Ce qu’il y a de certain, c’est que sa production présente évidemment de brusques sauts, qu’on n’y trouve pas cette unité ascendante qu’on rencontre chez un Albéniz, pour ne citer qu’un musicien espagnol contemporain. Cependant, dans son désordre même, dans son inégalité, gît une des séductions les plus grandes de l’art de Falla, impossible à classifier, à confondre avec aucun autre, qui contient des pages dignes des meilleurs maîtres. La « Danse Rituelle du Feu » figure aujourd’hui au répertoire de la musique moderne internationale et dans les programmes des meilleurs concerts…
Comme de nombreux intellectuels espagnols, Falla eut peur de la Révolution et s’écarta aussi bien des gauches que des droites. Une amitié affectueuse l’unissait à Garcia Lorca et sa mort le désola. Mais, comme Baroja, comme Unamuno, comme Benavente – le plus abject de tous – il recula atterré devant la grandeur des forces populaires déchaînées, devant le spectacle des ouragans sociaux, implacables et dangereux comme les catastrophes sidérales, furieux et indomptables comme les secousses sismiques… Une fois encore, il s’enfuit au couvent…

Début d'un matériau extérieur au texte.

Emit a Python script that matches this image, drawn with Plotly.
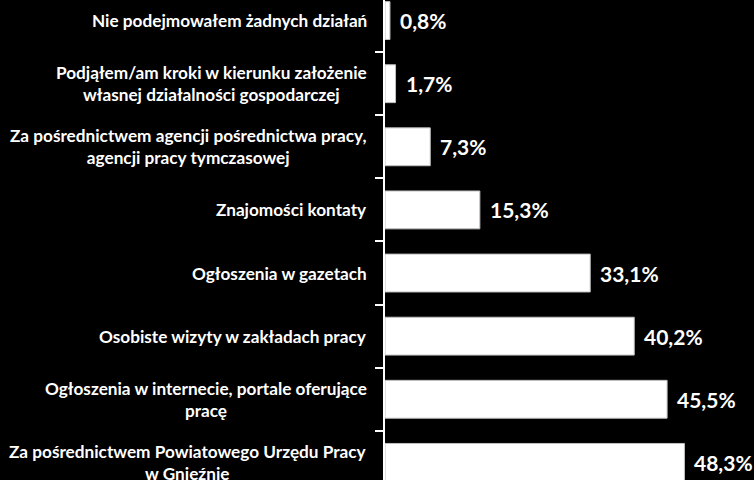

L’attitude active, la présence permanente dans tous les avatars mystérieux de l’existence, dans tous les efforts humains est l’apanage caractéristique des âmes courageuses. L’attitude d’un Victor Hugo se dressant, la tête blanchie, contre les crimes de Thiers et dénonçant, d’une voix tonnante, les assassins du peuple – celle d’un Pi y Margall, prenant la défense des internationalistes universellement mis hors la loi – l’héroïsme politique d’un Tolstoï, défendant les nihilistes contre toutes les colères du tsar et justifiant les actes de terreur populaire – ces gestes sont le propre des consciences libres, des esprits demeurés jeunes et vivants. La sérénité scientifique d’un Berthelot ou d’un Renan, parcourant en eux-mêmes un chemin inverse à celui de Falla, ruinant l’impossible foi et ensevelissant les dieux morts – ces gestes-là, l’habitué du Mont-Sacré, imbu de superstitions, sauvage et fantastique, ne pouvait les accomplir.
Il joua son drame obscur, sa tragédie d’espagnol échappé au monde sensuel et païen. Symbole d’une Espagne vieillie, il quitta la vie nimbé par le halo fabuleux de ses repentirs et de ses excès.
Recueillons sa production et abandonnons ses restes aux moines qui ensevelirent, d’abord son âme avant d’enterrer son corps.
Ce n’est pas avec des cadavres en putréfaction que la vie se continue et s’éternise. C’est avec l’affirmation journalière de l’existence, avec la profession d’une foi quotidienne, active, immortelle et héroïque en l’homme, en l’humanité et en leurs destins.